Exercise requirements. Output the material below unchanged, apart from leaving out the pictures.

<<<<

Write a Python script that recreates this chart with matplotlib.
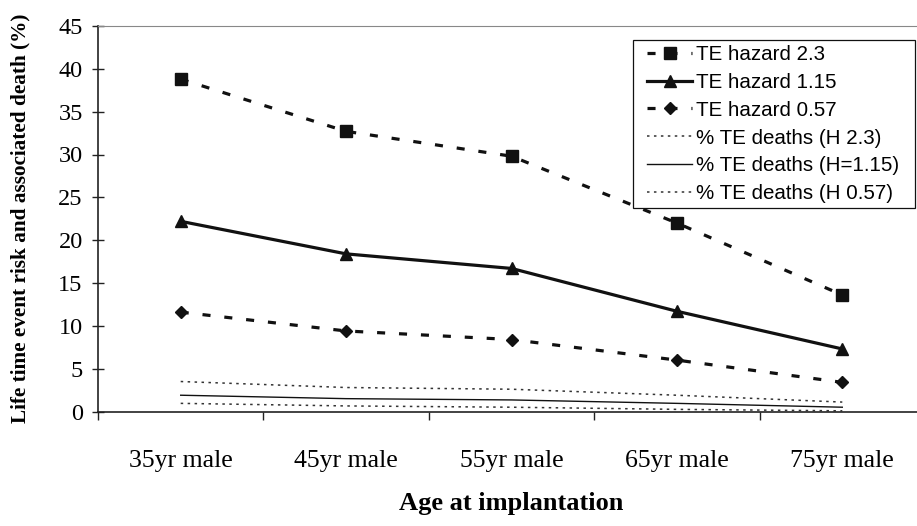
import matplotlib
matplotlib.use("Agg")
import matplotlib.pyplot as plt
from matplotlib.patches import Rectangle
from matplotlib.ticker import FixedLocator, NullFormatter

# Data
categories = ["35yr male", "45yr male", "55yr male", "65yr male", "75yr male"]
te_hazard_23 = [38.8, 32.7, 29.8, 22.0, 13.6]
te_hazard_115 = [22.2, 18.4, 16.7, 11.7, 7.3]
te_hazard_057 = [11.6, 9.4, 8.4, 6.0, 3.4]
deaths_h23 = [3.5, 2.8, 2.6, 1.9, 1.1]
deaths_h115 = [1.9, 1.5, 1.35, 0.95, 0.5]
deaths_h057 = [0.95, 0.65, 0.5, 0.25, 0.08]
y_ticks = [0, 5, 10, 15, 20, 25, 30, 35, 40, 45]

plt.rcParams["lines.scale_dashes"] = False

W, H = 917, 526
fig = plt.figure(figsize=(W / 100, H / 100), dpi=100)
ax = fig.add_axes([98 / W, 1 - 411.5 / H, (925 - 98) / W, (411.5 - 26) / H])

x = list(range(len(categories)))
ink = "#111111"

dash = (0, (5.8, 10.0))
dot = (0, (1.8, 3.2))

ax.plot(x, te_hazard_23, color=ink, lw=2.3, linestyle=dash, marker="s", ms=8,
        label="TE hazard 2.3")
ax.plot(x, te_hazard_115, color=ink, lw=2.3, linestyle="-", marker="^", ms=8,
        label="TE hazard 1.15")
ax.plot(x, te_hazard_057, color=ink, lw=2.3, linestyle=dash, marker="D", ms=6,
        label="TE hazard 0.57")
ax.plot(x, deaths_h23, color="#333333", lw=1.1, linestyle=dot,
        label="% TE deaths (H 2.3)")
ax.plot(x, deaths_h115, color=ink, lw=1.0, linestyle="-",
        label="% TE deaths (H=1.15)")
ax.plot(x, deaths_h057, color="#333333", lw=1.1, linestyle=dot,
        label="% TE deaths (H 0.57)")

ax.set_xlim(-0.5, len(categories) - 0.5)
ax.set_ylim(0, 45)

# Spines
for side in ("left", "bottom"):
    ax.spines[side].set_color("#222222")
    ax.spines[side].set_linewidth(1.2)
ax.spines["top"].set_color("#888888")
ax.spines["top"].set_linewidth(0.8)
ax.spines["right"].set_visible(False)

serif = "Liberation Serif"

# x axis: ticks at category boundaries, labels centred on categories
ax.xaxis.set_major_locator(FixedLocator([i - 0.5 for i in range(len(categories) + 1)]))
ax.xaxis.set_major_formatter(NullFormatter())
ax.xaxis.set_minor_locator(FixedLocator(x))
ax.set_xticklabels(categories, minor=True)
ax.tick_params(axis="x", which="major", direction="out", length=6, width=1.0,
               color="#222222", top=False)
ax.tick_params(axis="x", which="minor", length=0, pad=28, labelsize=18.5)
for lbl in ax.get_xticklabels(minor=True):
    lbl.set_fontfamily(serif)

# y axis
ax.set_yticks(y_ticks)
ax.set_yticklabels([str(v) for v in y_ticks])
ax.tick_params(axis="y", direction="inout", length=8, width=1.0, color="#222222",
               pad=7, labelsize=17.5, right=False)
for lbl in ax.get_yticklabels():
    lbl.set_fontfamily(serif)

ax.set_xlabel("Age at implantation", fontfamily=serif, fontweight="bold",
              fontsize=19, labelpad=14)
ax.set_ylabel("Life time event risk and associated death (%)", fontfamily=serif,
              fontweight="bold", fontsize=15.3, labelpad=20)

# Legend box drawn as its own rectangle so the padding can differ per side
box = Rectangle((633 / W, 1 - 208 / H), (915 - 633) / W, (208 - 40) / H,
                transform=fig.transFigure, facecolor="white", edgecolor="#111111",
                linewidth=0.9, zorder=4.9, clip_on=False)
ax.add_patch(box)

leg = ax.legend(loc="upper left", bbox_to_anchor=(647 / W, 1 - 45 / H),
                bbox_transform=fig.transFigure, borderaxespad=0, borderpad=0,
                frameon=False, prop={"family": "Liberation Sans", "size": 14.8},
                handlelength=2.2, handletextpad=0.2,
                labelspacing=0.43, numpoints=1)
leg.set_zorder(5)

fig.savefig("out.png", dpi=100)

>>>>

The completed task.
Write a Python script that recreates this chart with matplotlib.
import matplotlib
matplotlib.use("Agg")
import matplotlib.pyplot as plt
from matplotlib.patches import Rectangle
from matplotlib.ticker import FixedLocator, NullFormatter

# Data
categories = ["35yr male", "45yr male", "55yr male", "65yr male", "75yr male"]
te_hazard_23 = [38.8, 32.7, 29.8, 22.0, 13.6]
te_hazard_115 = [22.2, 18.4, 16.7, 11.7, 7.3]
te_hazard_057 = [11.6, 9.4, 8.4, 6.0, 3.4]
deaths_h23 = [3.5, 2.8, 2.6, 1.9, 1.1]
deaths_h115 = [1.9, 1.5, 1.35, 0.95, 0.5]
deaths_h057 = [0.95, 0.65, 0.5, 0.25, 0.08]
y_ticks = [0, 5, 10, 15, 20, 25, 30, 35, 40, 45]

plt.rcParams["lines.scale_dashes"] = False

W, H = 917, 526
fig = plt.figure(figsize=(W / 100, H / 100), dpi=100)
ax = fig.add_axes([98 / W, 1 - 411.5 / H, (925 - 98) / W, (411.5 - 26) / H])

x = list(range(len(categories)))
ink = "#111111"

dash = (0, (5.8, 10.0))
dot = (0, (1.8, 3.2))

ax.plot(x, te_hazard_23, color=ink, lw=2.3, linestyle=dash, marker="s", ms=8,
        label="TE hazard 2.3")
ax.plot(x, te_hazard_115, color=ink, lw=2.3, linestyle="-", marker="^", ms=8,
        label="TE hazard 1.15")
ax.plot(x, te_hazard_057, color=ink, lw=2.3, linestyle=dash, marker="D", ms=6,
        label="TE hazard 0.57")
ax.plot(x, deaths_h23, color="#333333", lw=1.1, linestyle=dot,
        label="% TE deaths (H 2.3)")
ax.plot(x, deaths_h115, color=ink, lw=1.0, linestyle="-",
        label="% TE deaths (H=1.15)")
ax.plot(x, deaths_h057, color="#333333", lw=1.1, linestyle=dot,
        label="% TE deaths (H 0.57)")

ax.set_xlim(-0.5, len(categories) - 0.5)
ax.set_ylim(0, 45)

# Spines
for side in ("left", "bottom"):
    ax.spines[side].set_color("#222222")
    ax.spines[side].set_linewidth(1.2)
ax.spines["top"].set_color("#888888")
ax.spines["top"].set_linewidth(0.8)
ax.spines["right"].set_visible(False)

serif = "Liberation Serif"

# x axis: ticks at category boundaries, labels centred on categories
ax.xaxis.set_major_locator(FixedLocator([i - 0.5 for i in range(len(categories) + 1)]))
ax.xaxis.set_major_formatter(NullFormatter())
ax.xaxis.set_minor_locator(FixedLocator(x))
ax.set_xticklabels(categories, minor=True)
ax.tick_params(axis="x", which="major", direction="out", length=6, width=1.0,
               color="#222222", top=False)
ax.tick_params(axis="x", which="minor", length=0, pad=28, labelsize=18.5)
for lbl in ax.get_xticklabels(minor=True):
    lbl.set_fontfamily(serif)

# y axis
ax.set_yticks(y_ticks)
ax.set_yticklabels([str(v) for v in y_ticks])
ax.tick_params(axis="y", direction="inout", length=8, width=1.0, color="#222222",
               pad=7, labelsize=17.5, right=False)
for lbl in ax.get_yticklabels():
    lbl.set_fontfamily(serif)

ax.set_xlabel("Age at implantation", fontfamily=serif, fontweight="bold",
              fontsize=19, labelpad=14)
ax.set_ylabel("Life time event risk and associated death (%)", fontfamily=serif,
              fontweight="bold", fontsize=15.3, labelpad=20)

# Legend box drawn as its own rectangle so the padding can differ per side
box = Rectangle((633 / W, 1 - 208 / H), (915 - 633) / W, (208 - 40) / H,
                transform=fig.transFigure, facecolor="white", edgecolor="#111111",
                linewidth=0.9, zorder=4.9, clip_on=False)
ax.add_patch(box)

leg = ax.legend(loc="upper left", bbox_to_anchor=(647 / W, 1 - 45 / H),
                bbox_transform=fig.transFigure, borderaxespad=0, borderpad=0,
                frameon=False, prop={"family": "Liberation Sans", "size": 14.8},
                handlelength=2.2, handletextpad=0.2,
                labelspacing=0.43, numpoints=1)
leg.set_zorder(5)

fig.savefig("out.png", dpi=100)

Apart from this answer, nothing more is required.